Picture your next discovery call blowing up before you even hit Dial…
Until recently, your website was your frontline. SEO helped build authority, generate inbound leads, and usher prospects into a funnel you could control. It was a narrative crafted by Marketing and executed by Sales. Pricing was the final card you played, after lengthy discussions about customer needs, stakeholder dynamics, and product demos.
But AI Overviews in search are turning that process on its head.
Today, a buyer can simply ask Google for your product’s enterprise pricing and get an answer pulled from scraped content across forums, Reddit threads, or third-party sites. Often inaccurate. Always unaffiliated. Presented as fact.
Now imagine your ideal prospect sees that number and walks away before ever talking to your team. “Too expensive. Not worth the hassle.” Game over. You never even entered the conversation.
And here’s where it gets more complicated: 71% of B2B buyers are now Millennials or Gen Z, according to LinkedIn’s B2B Institute. They’re digital-first, research-heavy, and operate asynchronously. If your content isn’t showing up in the sources AI pulls from, or if what does surface is outdated, fragmented, or flat-out wrong, your pipeline ghosts before it’s even built.
Zero-click searches (answers visible in Google, no site visit required) are on the rise. Buyers explore your product, evaluate pricing, and form opinions based on content you didn’t create and can’t verify.
Transparency is no longer a differentiator. It’s the cost of entry. The classic model of building trust, teasing value, and revealing pricing at the end no longer holds. You may have to lead with price and work backward because your buyer has already formed a perception before the first call.
That’s going to create a new kind of tension between Sales and Marketing.

Content creation and distribution are still sales enablers, but not in the way we used to think. It’s no longer about gated PDFs that capture leads. It’s about creating meaningful, discoverable content in the wild—on forums, in community conversations, and across third-party platforms. A strong organic content strategy isn’t a nice-to-have. It’s a survival tool.
But showing up in those spaces at scale isn’t free. It takes headcount and hours, long-term investment, and a tolerance for delayed returns. Picture a Sales team trying to close deals while AI Overviews feed prospects outdated or inaccurate information. Meanwhile, Marketing is tasked with creating content in new, unproven spaces that may or may not influence AI-generated answers. Results might take three, six, or even twelve months to show up.
There’s no playbook. AI search is evolving by the day. And anyone claiming they’ve cracked the code is probably trying to sell you something. The only real path forward is disciplined experimentation: test, measure, learn, repeat, and figure out what signals the AI actually responds to.
And look, I get it. Hearing this from someone in Marketing might raise an eyebrow. But if you want to truly understand what’s changing, I recommend reading Michael King’s deep dive into AI Overviews, grounded in Google’s patent filings. Spoiler: it’s not simple.
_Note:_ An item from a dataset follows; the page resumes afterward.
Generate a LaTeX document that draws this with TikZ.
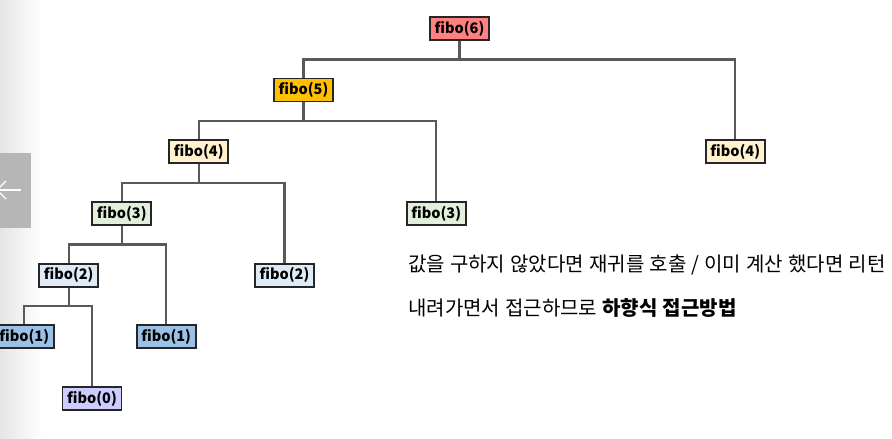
\documentclass[tikz,border=0pt]{standalone}
\usepackage{fontspec}
\usepackage{xcolor}
\usepackage{tikz}
\newfontfamily\krfont{Noto Sans CJK KR}
\newfontfamily\krnote{Noto Sans CJK KR}[WordSpace=1.15]
\definecolor{rootred}{RGB}{255,128,128}
\definecolor{gold5}{RGB}{255,192,0}
\definecolor{cream4}{RGB}{255,242,204}
\definecolor{mint3}{RGB}{226,239,218}
\definecolor{sky2}{RGB}{222,235,247}
\definecolor{blue1}{RGB}{155,194,230}
\definecolor{lilac0}{RGB}{204,204,255}
\definecolor{edgegray}{RGB}{89,89,89}
\definecolor{boxline}{RGB}{38,38,38}
\definecolor{panelgray}{RGB}{182,182,182}
\tikzset{
  callbox/.style={draw=boxline, line width=1.8pt, inner sep=0pt,
    minimum width=59pt, minimum height=23pt,
    font=\krfont\bfseries\fontsize{14.5}{15}\selectfont},
  link/.style={draw=edgegray, line width=2.2pt},
  note/.style={anchor=west, inner sep=0pt,
    font=\krnote\fontsize{20}{22}\selectfont}
}

\begin{document}
\begin{tikzpicture}[x=1pt,y=-1pt]
\useasboundingbox (0,0) rectangle (892,439);
\clip (0,0) rectangle (892,439);

% left edge of the slide viewer
\shade[left color=gray!20, right color=white] (0,0) rectangle (42,439);
\fill[panelgray] (0,153) rectangle (31,228);
\draw[white, line width=1.3pt] (-2,190) -- (21,190);
\draw[white, line width=1.3pt] (6,181) -- (-3,190) -- (6,199);

% call tree
\node[callbox, fill=rootred] (f6) at (459.5,28.5) {fibo(6)};
\node[callbox, fill=gold5] (f5) at (303.5,90) {fibo(5)};
\node[callbox, fill=cream4] (f4r) at (735.3,151.8) {fibo(4)};
\node[callbox, fill=cream4] (f4) at (198.8,151.8) {fibo(4)};
\node[callbox, fill=mint3] (f3r) at (436.3,213.5) {fibo(3)};
\node[callbox, fill=mint3] (f3) at (121.8,213.5) {fibo(3)};
\node[callbox, fill=sky2] (f2r) at (284.5,275.2) {fibo(2)};
\node[callbox, fill=sky2] (f2) at (68.7,275.2) {fibo(2)};
\node[callbox, fill=blue1] (f1m) at (166.2,336.8) {fibo(1)};
\node[callbox, fill=blue1] (f1) at (24.3,336.8) {fibo(1)};
\node[callbox, fill=lilac0] (f0) at (92,398.5) {fibo(0)};

\foreach \p/\c in {f6/f5, f6/f4r, f5/f4, f5/f3r, f4/f3, f4/f2r,
                   f3/f2, f3/f1m, f2/f1, f2/f0}
  \draw[link] (\p.south) -- ++(0pt,-18.5pt) -| (\c.north);

% notes
\node[note] (txt1) at (408,265) {값을 구하지 않았다면 재귀를 호출 / 이미 계산 했다면 리턴};
\node[note] (txt2) at (408,308) {내려가면서 접근하므로 \textbf{하향식 접근방법}};
\end{tikzpicture}
\end{document}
I don’t want to end this on a doom-and-gloom note. So here are a few things you can start doing tomorrow to take back control:
- SDR Pre-Call Prep
- Google “[Your Product] pricing” before every call and read the AI Overview you’ll be up against.
- Note any inaccuracies so you can address them proactively.
- First-Five-Seconds Script
- “You may have seen Google quote us at $X. Let me give you the real range and why customers your size usually pay less over time.”
- Objection-Handling Rebuttal
- Prospect: “Google says you’re $200k a year.”
- You: “That figure bundles every optional module. Most customers start nearer $120k, prove ROI in quarter one, then scale. Let me show you how that rollout looks.”
- Feed Real-World Intel to Marketing
- Spin up a shared Slack channel or weekly stand-up where reps drop AI-scraped screenshots and call clips. Those nuggets tell Marketing which myths to tackle first.